None of this will be a problem if advances in technologies-of–post-scarcity (e.g nanotech, fab-labs) progress to the point where all cost becomes attributable to the information in the design of a given product. The average citizen currently doesn’t have access to the types of manufacturing and processing assets needed to create advanced weaponry; such assets are only available to the military, via the military-industrial complex. But if veritable means of post-scarcity came into the picture, then the only hope military would have of keeping proprietary access to certain technologies (that is, of making certain technologies illegal to use and own if you’re an average citizen) would be to keep the designs of such weapons confidential – a possibility in turn undermined by the trend of increasing transparency, which some think will culminate in full-on sousveillance – in which case confidentiality is out of the question.

So the broader trend of increasing-power-in-fewer-hands, seen vividly in the increasing scale of destruction throughout the history of war, may level things out by itself (whether singly or in tandem with increasing transparency). I’m sure that when the first Atomic Bomb was dropped, very few people thought that so much destruction could have been unleashed by one bomb. Now we take for granted the fact that such things are possible. If the trend continues and the constructive and destructive capabilities available to an individual through the use of technology keeps on climbing, this dichotomy (of inequality of offensive/defensive capability between citizen and military) may be flattened out on its own, and may turn out to be but a bump in the road.
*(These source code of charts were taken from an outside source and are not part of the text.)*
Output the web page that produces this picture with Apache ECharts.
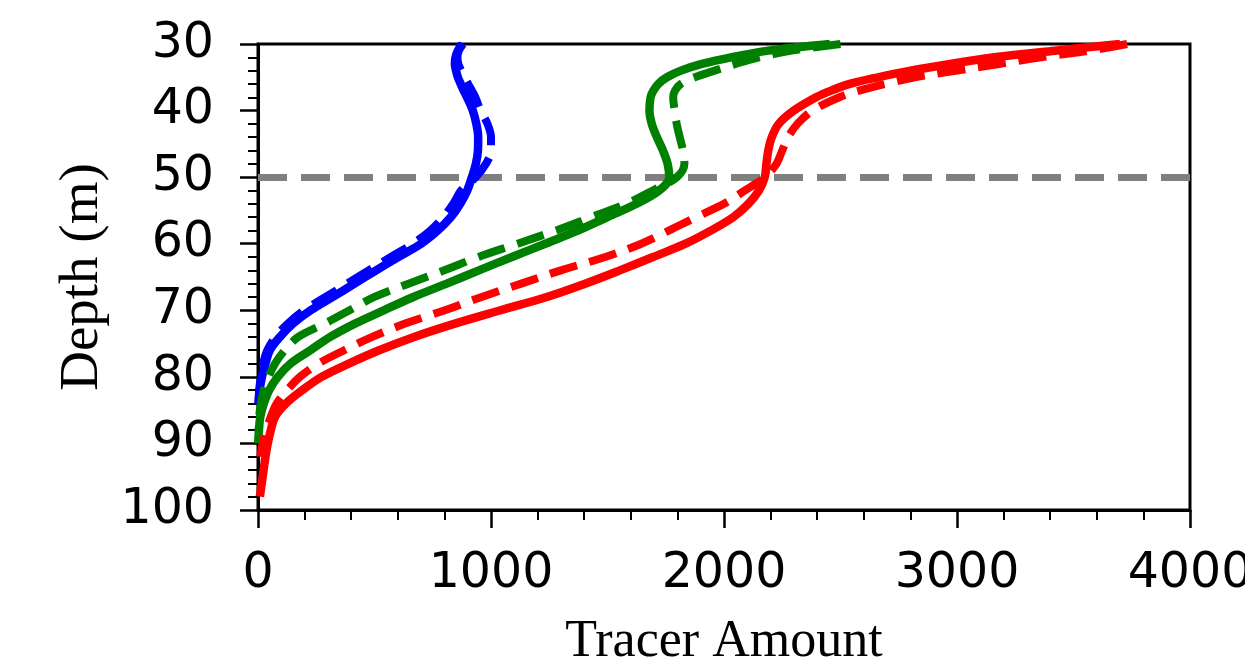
<!DOCTYPE html>
<html>
<head>
<meta charset="utf-8">
<script src="https://cdn.jsdelivr.net/npm/echarts@6/dist/echarts.min.js"></script>
<style>
html,body{margin:0;padding:0;background:#fff;}
#chart{width:1245px;height:665px;}
</style>
</head>
<body>
<div id="chart"></div>
<script>
// Depth levels (m)
var depth = [30,31,32,33,34,35,36,37,38,40,42,44,46,48,50,52,54,56,58,60,62,64,66,68,70,72,74,76,78,80,82,84,86,88,90,92,94,96,98];
// Tracer amount per depth for each profile
var blueSolid  = [875,858,848,845,850,858,870,883,897,922,937,945,944,935,918,898,868,828,772,700,602,507,414,321,226,150,94,51,32,17,7,3,null,null,null,null,null,null,null];
var blueDashed = [880,862,856,860,872,887,902,918,933,955,985,1000,1000,978,935,872,838,795,740,665,570,475,383,290,198,128,75,40,22,12,5,2,null,null,null,null,null,null,null];
var greenSolid = [2455,2190,2030,1905,1815,1755,1718,1697,1685,1680,1690,1712,1738,1758,1765,1722,1625,1500,1375,1233,1090,948,810,667,540,416,310,225,140,85,48,25,10,4,1,null,null,null,null];
var greenDashed= [2500,2290,2150,2050,1960,1875,1815,1790,1782,1788,1797,1810,1824,1830,1798,1695,1580,1430,1280,1114,945,799,646,500,393,287,173,115,73,45,25,12,5,2,null,null,null,null,null];
var redSolid   = [3700,3420,3160,2970,2800,2660,2540,2460,2395,2300,2235,2205,2190,2182,2175,2150,2105,2040,1945,1835,1695,1553,1404,1239,1040,845,670,520,390,273,190,120,73,55,42,32,24,16,8];
var redDashed  = [3730,3570,3360,3180,3000,2820,2690,2580,2495,2380,2315,2275,2250,2225,2175,2090,2000,1880,1765,1645,1490,1300,1130,960,802,631,490,370,260,180,125,80,55,35,20,10,null,null,null];
// Reference depth line
var refDepth = 50;
// Axis settings
var xTicks = [0,1000,2000,3000,4000];
var yTicks = [30,40,50,60,70,80,90,100];

function pairs(vals){
  var out = [];
  for (var i = 0; i < depth.length; i++) {
    if (vals[i] != null) out.push([vals[i], depth[i]]);
  }
  return out;
}

var solidW = 8.5, dashW = 8, dashPat = [28, 13];
function mk(name, vals, color, dashed){
  return {
    name: name, type: 'line', data: pairs(vals), smooth: 0.35,
    showSymbol: false, symbol: 'none',
    lineStyle: { color: color, width: dashed ? dashW : solidW, type: dashed ? dashPat : 'solid', cap: 'butt' },
    z: 3
  };
}

var chart = echarts.init(document.getElementById('chart'), null, {renderer: 'canvas'});
var series = [
  mk('blue solid', blueSolid, '#0000ff', false),
  mk('blue dashed', blueDashed, '#0000ff', true),
  mk('green solid', greenSolid, '#008000', false),
  mk('green dashed', greenDashed, '#008000', true),
  mk('red solid', redSolid, '#ff0000', false),
  mk('red dashed', redDashed, '#ff0000', true)
];
series[0].markLine = {
  silent: true, symbol: 'none', z: 1, animation: false,
  label: { show: false },
  lineStyle: { color: '#808080', width: 7, type: [29, 14] },
  data: [{ yAxis: refDepth }]
};

chart.setOption({
  animation: false,
  backgroundColor: '#ffffff',
  grid: { left: 258, right: 55, top: 44, bottom: 155, outerBoundsMode: 'none', containLabel: false, show: true, borderColor: '#000', borderWidth: 3, backgroundColor: 'transparent' },
  xAxis: {
    type: 'value', min: xTicks[0], max: xTicks[xTicks.length-1], interval: 1000,
    name: 'Tracer Amount', nameLocation: 'middle', nameGap: 106,
    nameTextStyle: { fontFamily: '"Liberation Serif", "Times New Roman", serif', fontSize: 52, color: '#000' },
    axisLine: { show: true, lineStyle: { color: '#000', width: 3 } },
    axisTick: { show: true, inside: false, length: 18, lineStyle: { color: '#000', width: 2.5 } },
    minorTick: { show: true, splitNumber: 5, length: 10, lineStyle: { color: '#000', width: 2 } },
    axisLabel: { fontFamily: '"DejaVu Sans", sans-serif', fontSize: 49, color: '#000', margin: 40, showMaxLabel: true, showMinLabel: true, hideOverlap: false,
      formatter: function (v) { return String(v); } },
    splitLine: { show: false }
  },
  yAxis: {
    type: 'value', inverse: true, min: yTicks[0], max: yTicks[yTicks.length-1], interval: 10,
    name: 'Depth (m)', nameLocation: 'middle', nameGap: 136, nameRotate: 90,
    nameTextStyle: { fontFamily: '"Liberation Serif", "Times New Roman", serif', fontSize: 55, color: '#000' },
    axisLine: { show: true, lineStyle: { color: '#000', width: 3 } },
    axisTick: { show: true, inside: false, length: 18, lineStyle: { color: '#000', width: 2.5 } },
    minorTick: { show: true, splitNumber: 5, length: 10, lineStyle: { color: '#000', width: 2 } },
    axisLabel: { fontFamily: '"DejaVu Sans", sans-serif', fontSize: 49, color: '#000', margin: 44, hideOverlap: false,
      formatter: function (v) { return String(v); } },
    splitLine: { show: false }
  },
  series: series
});
</script>
</body>
</html>
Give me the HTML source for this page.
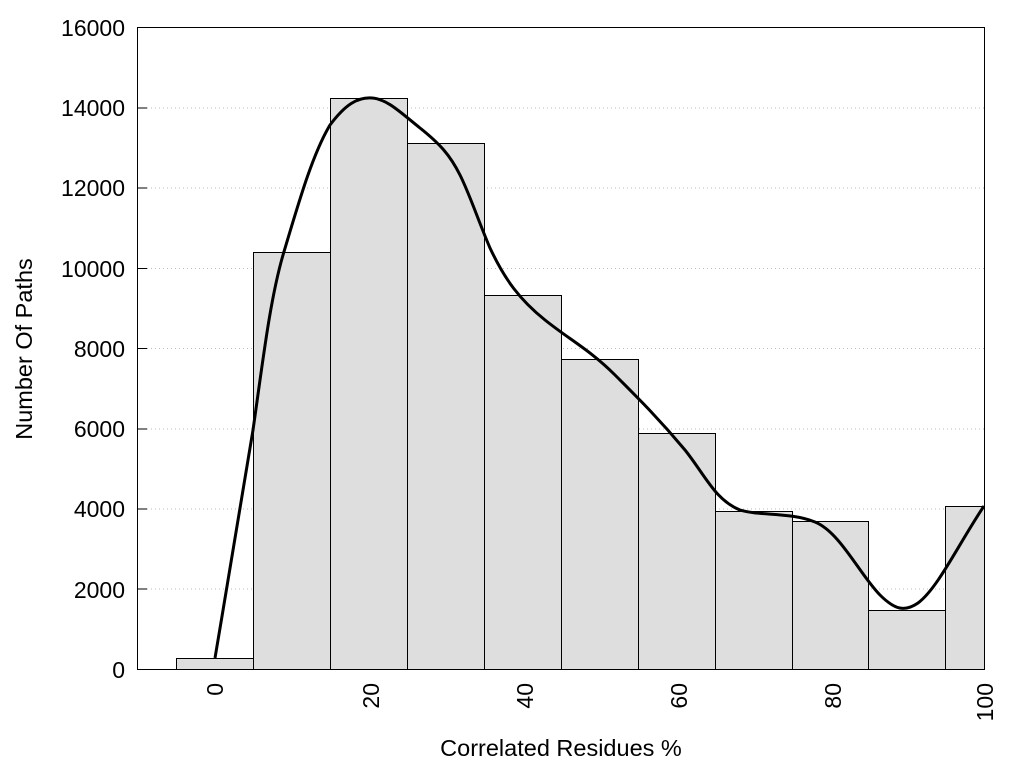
<!DOCTYPE html>
<html><head><style>body{margin:0;background:#fff}svg{display:block}</style></head><body>
<svg width="1024" height="768" xmlns="http://www.w3.org/2000/svg" font-family="Liberation Sans, sans-serif">
<g stroke="#bbb" stroke-dasharray="1,3" stroke-width="1">
<line x1="147" x2="984" y1="589" y2="589"/><line x1="147" x2="984" y1="509" y2="509"/><line x1="147" x2="984" y1="429" y2="429"/><line x1="147" x2="984" y1="348.5" y2="348.5"/><line x1="147" x2="984" y1="268.5" y2="268.5"/><line x1="147" x2="984" y1="188" y2="188"/><line x1="147" x2="984" y1="108" y2="108"/>
</g>
<g fill="#dedede" stroke="#000" stroke-width="1">
<rect x="176.5" y="658.5" width="77" height="11"/>
<rect x="253.5" y="252.5" width="77" height="417"/>
<rect x="330.5" y="98.5" width="77" height="571"/>
<rect x="407.5" y="143.5" width="77" height="526"/>
<rect x="484.5" y="295.5" width="77" height="374"/>
<rect x="561.5" y="359.5" width="77" height="310"/>
<rect x="638.5" y="433.5" width="77" height="236"/>
<rect x="715.5" y="511.5" width="77" height="158"/>
<rect x="792.5" y="521.5" width="76" height="148"/>
<rect x="868.5" y="610.5" width="77" height="59"/>
<rect x="945.5" y="506.5" width="39" height="163"/>
</g>
<path d="M215,658 C228,580 242,500 253,430 C263,360 270,300 283,255 C298,205 312,155 330,125 C345,105 357,97 372,98 C387,99 400,112 420,128 C440,144 450,155 460,175 C470,195 478,220 490,248 C505,280 520,300 545,320 C570,340 590,350 615,375 C640,400 660,420 685,450 C705,475 715,500 740,510 C760,516 790,512 815,522 C840,532 860,575 880,595 C895,610 905,612 918,603 C938,588 958,545 984,506" fill="none" stroke="#000" stroke-width="3"/>
<rect x="137.5" y="27.5" width="847" height="642" fill="none" stroke="#000" stroke-width="1"/>
<g stroke="#000"><line x1="137" x2="147" y1="589" y2="589"/><line x1="137" x2="147" y1="509" y2="509"/><line x1="137" x2="147" y1="429" y2="429"/><line x1="137" x2="147" y1="348.5" y2="348.5"/><line x1="137" x2="147" y1="268.5" y2="268.5"/><line x1="137" x2="147" y1="188" y2="188"/><line x1="137" x2="147" y1="108" y2="108"/></g>
<g font-size="23" text-anchor="end" fill="#000">
<text x="125" y="678">0</text><text x="125" y="598">2000</text><text x="125" y="517">4000</text><text x="125" y="437">6000</text><text x="125" y="357">8000</text><text x="125" y="277">10000</text><text x="125" y="196">12000</text><text x="125" y="116">14000</text><text x="125" y="36">16000</text>
</g>
<g font-size="23" text-anchor="end" fill="#000">
<text transform="translate(223,683) rotate(-90)">0</text>
<text transform="translate(379,683) rotate(-90)">20</text>
<text transform="translate(533,683) rotate(-90)">40</text>
<text transform="translate(687,683) rotate(-90)">60</text>
<text transform="translate(841,683) rotate(-90)">80</text>
<text transform="translate(993,683) rotate(-90)">100</text>
</g>
<text x="561" y="756" font-size="23.5" text-anchor="middle">Correlated Residues %</text>
<text transform="translate(32,349) rotate(-90)" font-size="23.5" text-anchor="middle">Number Of Paths</text>
</svg>
</body></html>
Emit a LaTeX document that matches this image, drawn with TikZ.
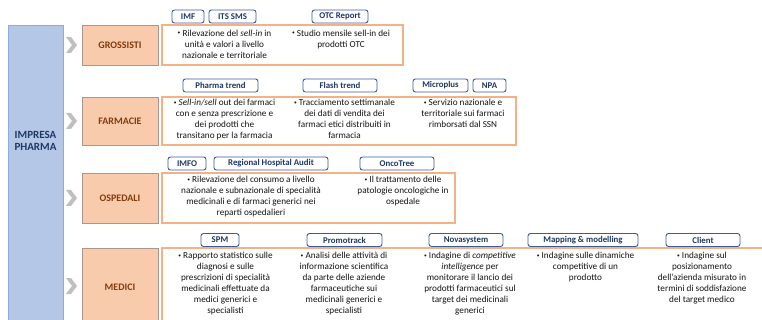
\documentclass[tikz,border=0pt]{standalone}
\usepackage{fontspec}
\setmainfont{Carlito}
\definecolor{bluefill}{RGB}{180,199,231}
\definecolor{blueline}{RGB}{143,170,220}
\definecolor{darkblue}{RGB}{31,56,100}
\definecolor{secfill}{RGB}{248,203,173}
\definecolor{secline}{RGB}{170,150,140}
\definecolor{secbrown}{RGB}{132,60,12}
\definecolor{outline}{RGB}{244,177,131}
\definecolor{tagline}{RGB}{60,90,160}
\definecolor{chevgrey}{RGB}{191,191,191}
\definecolor{txtgrey}{RGB}{20,20,20}
\newcommand{\bul}{\raisebox{0.25ex}{\scalebox{0.6}{\textbullet}}\ }

\begin{document}
\begin{tikzpicture}[x=1pt,y=-1pt,
    sect/.style={draw=secline, fill=secfill, text=secbrown, font=\fontsize{10}{12}\selectfont\bfseries, minimum width=76pt, inner sep=0pt},
    tag/.style={draw=tagline, line width=0.9pt, fill=white, rounded corners=2.5pt, text=darkblue, font=\fontsize{8.8}{10}\selectfont\bfseries, minimum height=13pt, inner sep=0pt},
    outl/.style={draw=outline, line width=1.6pt},
    txt/.style={anchor=north, align=center, inner sep=0pt, text=txtgrey, font=\fontsize{9.2}{11}\selectfont}]
            \useasboundingbox (0,0) rectangle (762,320);
            \clip (0,0) rectangle (762,320);
            \fill[white] (0,0) rectangle (762,320);
            \node[draw=blueline, fill=bluefill, minimum width=55pt, minimum height=305pt, inner sep=0pt, anchor=north west] (impresa) at (8,25) {};
            \node[text=darkblue, font=\fontsize{11}{12.5}\selectfont\bfseries, align=center] (impresalbl) at (35.5,141) {IMPRESA\\PHARMA};
            \fill[chevgrey] (66,37) -- (71,37) -- (77,45) -- (71,53) -- (66,53) -- (72,45) -- cycle;
            \fill[chevgrey] (66,113) -- (71,113) -- (77,121) -- (71,129) -- (66,129) -- (72,121) -- cycle;
            \fill[chevgrey] (66,190) -- (71,190) -- (77,198) -- (71,206) -- (66,206) -- (72,198) -- cycle;
            \fill[chevgrey] (66,278) -- (71,278) -- (77,286) -- (71,294) -- (66,294) -- (72,286) -- cycle;
            \node[sect, minimum height=40pt] (gross) at (120,45) {GROSSISTI};
            \node[sect, minimum height=48pt] (farm) at (120,121) {FARMACIE};
            \node[sect, minimum height=50pt] (osp) at (120,198) {OSPEDALI};
            \node[sect, minimum height=78pt] (med) at (120,287) {MEDICI};
            \draw[outl] (162,25) rectangle (403,65);
            \draw[outl] (162,97) rectangle (516,145);
            \draw[outl] (162,173) rectangle (455,223);
            \draw[outl] (162,248) rectangle (780,330);
            \node[tag, minimum width=32pt] (imf) at (188,16.5) {IMF};
            \node[tag, minimum width=47pt] (its) at (232.5,16.5) {ITS SMS};
            \node[tag, minimum width=56pt] (otc) at (340,16.5) {OTC Report};
            \node[tag, minimum width=75pt] (pharma) at (220.5,85.5) {Pharma trend};
            \node[tag, minimum width=74pt] (flash) at (340,85.5) {Flash trend};
            \node[tag, minimum width=55pt] (micro) at (440.5,85.5) {Microplus};
            \node[tag, minimum width=33pt] (npa) at (489.5,85.5) {NPA};
            \node[tag, minimum width=38pt] (imfo) at (187,163.5) {IMFO};
            \node[tag, minimum width=114pt] (rha) at (271,163.5) {Regional Hospital Audit};
            \node[tag, minimum width=74pt] (onco) at (397,163.5) {OncoTree};
            \node[tag, minimum width=38pt] (spm) at (220,240) {SPM};
            \node[tag, minimum width=75pt] (promo) at (344.5,240) {Promotrack};
            \node[tag, minimum width=74pt] (nova) at (466,240) {Novasystem};
            \node[tag, minimum width=110pt] (mapping) at (583,240) {Mapping \& modelling};
            \node[tag, minimum width=74pt] (client) at (703,240) {Client};
            \node[txt] (gross1) at (224.5,29.5) {\bul Rilevazione del \textit{sell-in} in\\unità e valori a livello\\nazionale e territoriale};
            \node[txt] (gross2) at (341,29.5) {\bul Studio mensile sell-in dei\\prodotti OTC};
            \node[txt] (farm1) at (224.5,99) {\bul \textit{Sell-in/sell} out dei farmaci\\con e senza prescrizione e\\dei prodotti che\\transitano per la farmacia};
            \node[txt] (farm2) at (344.5,99) {\bul Tracciamento settimanale\\dei dati di vendita dei\\farmaci etici distribuiti in\\farmacia};
            \node[txt] (farm3) at (463,99) {\bul Servizio nazionale e\\territoriale sui farmaci\\rimborsati dal SSN};
            \node[txt] (osp1) at (251,176) {\bul Rilevazione del consumo a livello\\nazionale e subnazionale di specialità\\medicinali e di farmaci generici nei\\reparti ospedalieri};
            \node[txt] (osp2) at (403,176) {\bul Il trattamento delle\\patologie oncologiche in\\ospedale};
            \node[txt] (med1) at (225.5,252) {\bul Rapporto statistico sulle\\diagnosi e sulle\\prescrizioni di specialità\\medicinali effettuate da\\medici generici e\\specialisti};
            \node[txt] (med2) at (344,252) {\bul Analisi delle attività di\\informazione scientifica\\da parte delle aziende\\farmaceutiche sui\\medicinali generici e\\specialisti};
            \node[txt] (med3) at (470,252) {\bul Indagine di \textit{competitive}\\\textit{intelligence} per\\monitorare il lancio dei\\prodotti farmaceutici sul\\target dei medicinali\\generici};
            \node[txt] (med4) at (585.5,252) {\bul Indagine sulle dinamiche\\competitive di un\\prodotto};
            \node[txt] (med5) at (702,252) {\bul Indagine sul\\posizionamento\\dell’azienda misurato in\\termini di soddisfazione\\del target medico};
\end{tikzpicture}
\end{document}
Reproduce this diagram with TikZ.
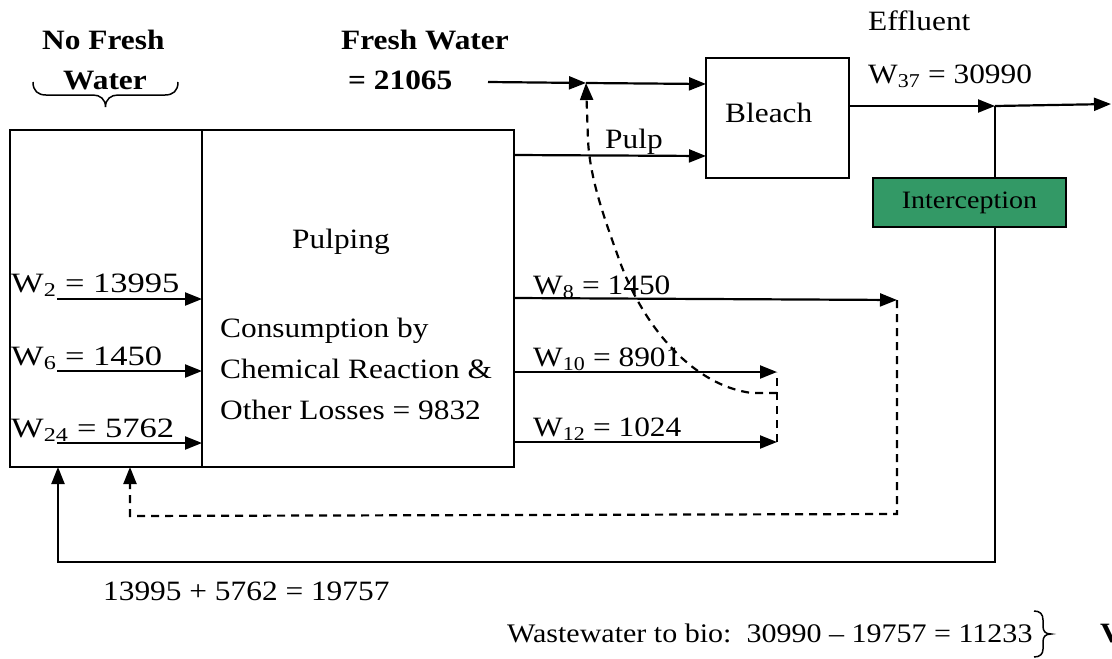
\documentclass[tikz,border=0pt]{standalone}
\usepackage{fontspec}
\setmainfont{Liberation Serif}[FakeStretch=1.12]
\usetikzlibrary{arrows.meta}
\definecolor{intgreen}{RGB}{51,153,102}
\begin{document}
\begin{tikzpicture}[x=1pt,y=-1pt,
  arr/.style={line width=2.2pt,-{Triangle[length=17pt,width=13pt]}},
  darr/.style={line width=2.2pt,dash pattern=on 8pt off 6pt,-{Triangle[length=17pt,width=13pt]}},
  dline/.style={line width=2.2pt,dash pattern=on 8pt off 6pt},
  box/.style={draw,line width=2.2pt,inner sep=0pt},
  txt/.style={font=\fontsize{28}{34}\selectfont,inner sep=0pt,anchor=base west},
  btxt/.style={font=\fontsize{28}{34}\selectfont\bfseries,inner sep=0pt,anchor=base west},
  bracestyle/.style={line width=1.5pt}
]
\useasboundingbox (0,0) rectangle (1112,659);

% boxes
\node[box,minimum width=192pt,minimum height=337pt] (left) at (106,298.5) {};
\node[box,minimum width=312pt,minimum height=337pt] (pulping) at (358,298.5) {};
\node[box,minimum width=143pt,minimum height=120pt] (bleach) at (777.5,118) {};

% coordinates
\coordinate (fwS) at (488,82);
\coordinate (fwJ) at (586,83);
\coordinate (fwE) at (706,84);
\coordinate (pulpS) at (514,155);
\coordinate (pulpE) at (706,156);
\coordinate (effS) at (849,106);
\coordinate (effJ) at (995,106);
\coordinate (effE) at (1111,104);
\coordinate (loopBR) at (995,562);
\coordinate (loopBL) at (58,562);
\coordinate (loopT) at (58,467);
\coordinate (w2s) at (57,299);
\coordinate (w2e) at (202,299);
\coordinate (w6s) at (57,371);
\coordinate (w6e) at (202,371);
\coordinate (w24s) at (57,443);
\coordinate (w24e) at (202,443);
\coordinate (w8s) at (514,298);
\coordinate (w8e) at (897,300);
\coordinate (w10s) at (514,372);
\coordinate (w10e) at (777,372);
\coordinate (w12s) at (514,442);
\coordinate (w12e) at (777,442);
\coordinate (dj) at (777,393);
\coordinate (dk) at (752,393);
\coordinate (b1) at (897,514);
\coordinate (b2) at (130,516);
\coordinate (b3) at (130,467);

% fresh water
\draw[arr] (fwS) -- (fwJ);
\draw[arr] (fwJ) -- (fwE);
% pulp
\draw[arr] (pulpS) -- (pulpE);
% effluent
\draw[arr] (effS) -- (effJ);
\draw[arr] (effJ) -- (effE);
% big loop
\draw[arr] (effJ) -- (loopBR) -- (loopBL) -- (loopT);
% interception box (over the line)
\node[box,fill=intgreen,minimum width=193pt,minimum height=49pt,font=\fontsize{25}{28}\selectfont] (intc) at (969.5,202.5) {Interception};

% left arrows
\draw[arr] (w2s) -- (w2e);
\draw[arr] (w6s) -- (w6e);
\draw[arr] (w24s) -- (w24e);
% right arrows
\draw[arr] (w8s) -- (w8e);
\draw[arr] (w10s) -- (w10e);
\draw[arr] (w12s) -- (w12e);

% dashed recycles
\draw[dline] (w12e) -- (w10e);
\draw[darr] (dj) -- (dk) .. controls (695,386) and (645,330) .. (620,262) .. controls (605,220) and (590,180) .. (588,140) -- (fwJ);
\draw[darr] (w8e) -- (b1) -- (b2) -- (b3);

% texts
\node[btxt] (nf1) at (42,49) {No Fresh};
\node[btxt] (nf2) at (63,89) {Water};
\draw[bracestyle] (33,82) .. controls (33,91) and (38,95) .. (46,95) -- (93,95)
  .. controls (100,95) and (105.5,99) .. (105.5,107)
  .. controls (105.5,99) and (111,95) .. (118,95) -- (165,95)
  .. controls (173,95) and (178,91) .. (178,82);
\node[btxt] (fw1) at (341,49) {Fresh Water};
\node[btxt] (fw2) at (348,89) {= 21065};
\node[txt] (eff1) at (868,30) {Effluent};
\node[txt] (eff2) at (868,83) {W\textsubscript{37} = 30990};
\node[txt] (bl) at (725,122) {Bleach};
\node[txt] (pulp) at (605,148) {Pulp};
\node[txt] (pl) at (292,248) {Pulping};
\node[txt] (ct1) at (220,337) {Consumption by};
\node[txt] (ct2) at (220,378) {Chemical Reaction \&};
\node[txt] (ct3) at (220,419) {Other Losses = 9832};
\node[txt] (lw2) at (11,292) {\scalebox{1.1}[1]{W\textsubscript{2} = 13995}};
\node[txt] (lw6) at (11,365) {\scalebox{1.1}[1]{W\textsubscript{6} = 1450}};
\node[txt] (lw24) at (11,437) {\scalebox{1.1}[1]{W\textsubscript{24} = 5762}};
\node[txt] (lw8) at (533,294) {W\textsubscript{8} = 1450};
\node[txt] (lw10) at (533,366) {W\textsubscript{10} = 8901};
\node[txt] (lw12) at (533,436) {W\textsubscript{12} = 1024};
\node[txt] (sum) at (103,600) {13995 + 5762 = 19757};
\node[txt,font=\fontsize{26.8}{32}\selectfont] (ww) at (507,642) {Wastewater to bio:\ \ 30990 – 19757 = 11233};
\draw[bracestyle] (1034,611) .. controls (1040,611) and (1043,614) .. (1043,620) -- (1043,626)
  .. controls (1043,631) and (1045,634) .. (1051,634)
  .. controls (1045,634) and (1043,637) .. (1043,642) -- (1043,649)
  .. controls (1043,654) and (1040,657) .. (1034,657);
\node[btxt] (vv) at (1100,642) {V};
\end{tikzpicture}
\end{document}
Conclusion, confusion, contusion:

So, should we give the 2nd amendment a final shot to the head on the grounds that its most called-upon utility has been obviated by technological growth– or should we level the laying-field from the opposite direction, and give every man, woman and child access to the latest in cutting-edge weapons-of-mass-destruction?

Probably neither. The transformative potential of technology makes such 2-tone options seem pale and inadequate. Perhaps the real message is this: that technologies can disrupt and rupture what seem to be quiet raptures weighty with wait and at rest, that futures often refute and that the past is quick to become the post – that technologies transform, and that we must be on constant guard against our precast foundations and preconceptions, which can turn at any moment with a little technological momentum underfoot. While they may have made sense at one point, sensibility was made to be remade. Culture is a seismic landscape, and what we take for Law, whether physical or Man-Made, always remains terribly (and thankfully) uncertain in the face of technologies’ upward growth.

We must always remain open to facing the New, and to remaking our selves and our world in response thereto, even if on the face of it the victory of our change seems like our defeat. Technology changes the circumstances, and we cannot rely on tradition and unflinching Law to provide the answer. We must always be ready to lift the veil and have another look at the available options when new technologies come into play, and always remain willing to will our own better way. Certainty is a fool’s crown, and one that the bastard-prince Newness will be fast to dash to the ground.